Even with O’Neal ailing, Bryant went into Black Mamba mode and pulled his now-familiar clutch antics to win the next three games for the team. It was now headed for a Western Conference Finals showdown versus the Kings.

The Lakers suddenly looked like their dominant selves from 2001 when they scored a fairly lopsided Game 1 win. But Bryant came down with a severe case of food poisoning prior to the next game, which gave Sacramento just enough of an edge to win by six.

The Purple and Gold thought going home for Game 3 would restore order, but in fact, Sacramento blew them out in that contest, and when they fell behind 48-24 early in Game 4, it looked like they were going to exit the playoffs with a whimper. But they scratched and clawed back, and it was Robert Horry’s buzzer-beater that won the game and tied the series at two wins apiece.

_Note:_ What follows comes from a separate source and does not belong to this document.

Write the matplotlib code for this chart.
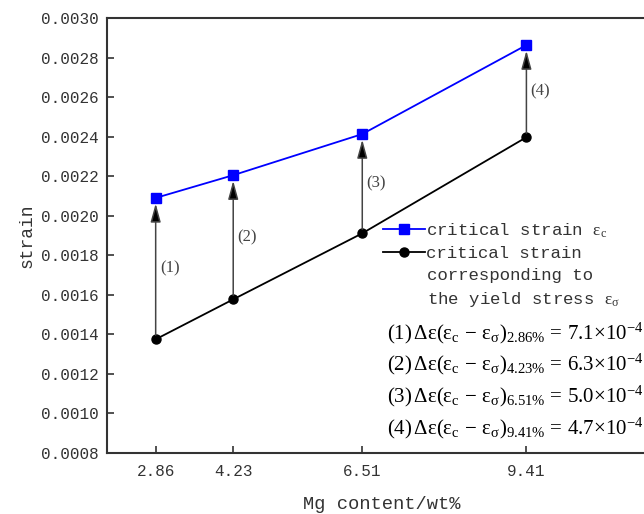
#recreating critical strain vs Mg content plot
import numpy as np
import matplotlib
matplotlib.use('Agg')
import matplotlib.pyplot as plt

plt.rcParams['font.family'] = ['Liberation Mono', 'DejaVu Sans']
plt.rcParams['mathtext.fontset'] = 'custom'
plt.rcParams['mathtext.rm'] = 'Liberation Serif'
plt.rcParams['mathtext.it'] = 'Liberation Serif:italic'

# data
mg = [2.86, 4.23, 6.51, 9.41]
eps_c = [0.00209, 0.002205, 0.002413, 0.002863]
eps_sigma = [0.001375, 0.001577, 0.001911, 0.002397]
arrow_labels = ['(1)', '(2)', '(3)', '(4)']
mg_text = ['2.86', '4.23', '6.51', '9.41']
diff_text = ['7.1', '6.3', '5.0', '4.7']
yticks = [0.0008, 0.0010, 0.0012, 0.0014, 0.0016, 0.0018, 0.0020,
          0.0022, 0.0024, 0.0026, 0.0028, 0.0030]

fig = plt.figure(figsize=(6.44, 5.14), dpi=100)
# axes runs a bit past the right edge of the picture (cropped like the original)
axw = 549
ax = fig.add_axes([107/644, 61/514, axw/644, 435/514])

ax.plot(mg, eps_c, color='#0000ff', lw=1.3, marker='s', ms=7,
        label=r'critical strain $\mathrm{ε_c}$', zorder=3)
ax.plot(mg, eps_sigma, color='black', lw=1.3, marker='o', ms=6.5,
        label='critical strain', zorder=3)

# arrows from eps_sigma up to eps_c
for x, lo, hi, lab in zip(mg, eps_sigma, eps_c, arrow_labels):
    ax.annotate('', xy=(x, hi), xytext=(x, lo),
                arrowprops=dict(arrowstyle='-|>,head_length=0.8,head_width=0.22',
                                fc='black', ec='#444444', lw=1.1, shrinkA=3, shrinkB=4,
                                mutation_scale=14))
    ax.annotate(lab, xy=(x, (lo + hi) / 2), xytext=(3, 0), textcoords='offset points',
                va='center', ha='left', fontsize=12, color='#444444',
                family='Liberation Serif')

# formula lines
for i in range(len(mg)):
    s = (arrow_labels[i] + r'$\,\mathrm{Δε(ε_c\,-\,ε_σ)_{' + mg_text[i] + r'\%}\,=\,'
         + diff_text[i] + r'{×}10^{-4}}$')
    ax.text((387 - 107) / axw, 0.276 - i * 0.073, s, transform=ax.transAxes, fontsize=15,
            family='Liberation Serif', va='center', ha='left')

# rest of the second legend label
ax.text((427 - 107) / axw, 0.409, 'corresponding to', transform=ax.transAxes,
        fontsize=12.5, va='center', ha='left', color='#333333')
ax.text((427 - 107) / axw, 0.352, 'the yield stress $\\mathrm{ε_σ}$', transform=ax.transAxes,
        fontsize=12.5, va='center', ha='left', color='#333333')

ax.set_xlim(2, 2 + axw / 56.6)
ax.set_ylim(0.0008, 0.0030)
ax.set_xticks(mg)
ax.set_xticklabels(mg_text)
ax.set_yticks(yticks)
ax.set_yticklabels(['%.4f' % v for v in yticks])
ax.tick_params(axis='both', direction='in', length=5, width=1.2, labelsize=11.5,
               colors='#333333', labelcolor='#333333')
ax.tick_params(axis='x', pad=8)
ax.tick_params(axis='y', pad=6)
for sp in ax.spines.values():
    sp.set_linewidth(1.5)
    sp.set_color('#333333')
ax.spines['right'].set_visible(False)

ax.set_xlabel('Mg content/wt%', fontsize=13.5, color='#333333', labelpad=12)
ax.set_ylabel('strain', fontsize=13, color='#333333', labelpad=4)

leg = ax.legend(loc='upper left', bbox_to_anchor=((383 - 107) / axw, 0.533), frameon=False,
                fontsize=12.5, handlelength=2.4, handletextpad=0.1, borderpad=0,
                borderaxespad=0, labelspacing=0.35)
for t in leg.get_texts():
    t.set_color('#333333')

plt.savefig('out.png', dpi=100)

The fun part of the series was just starting. Bibby’s last-second shot won Game 5 for the Kings, while big performances from O’Neal (41 points and 17 rebounds) and Bryant (31 points, 11 rebounds and five assists) put Game 6 in the win column for L.A. Both teams would complain about the officiating in both games, but the series was headed for a winner-take-all Game 7 in Northern California.

In a riveting, back-and-forth affair, the Lakers prevailed in overtime, 112-106. To most, that game decided the world championship that season. In the end, the Kings only had themselves to blame for losing the series, as they shot just 2-of-20 from 3-point range and 16-of-30 from the free throw line in Game 7.

The Lakers then went on to sweep the undermanned New Jersey Nets in the NBA Finals to make their threepeat official. If they weren’t a true dynasty yet, they at least had laid down the foundation for one. Most figured at least two more championships were in store for the team.

But no one knew the winding journey it would have to endure to get those two additional rings.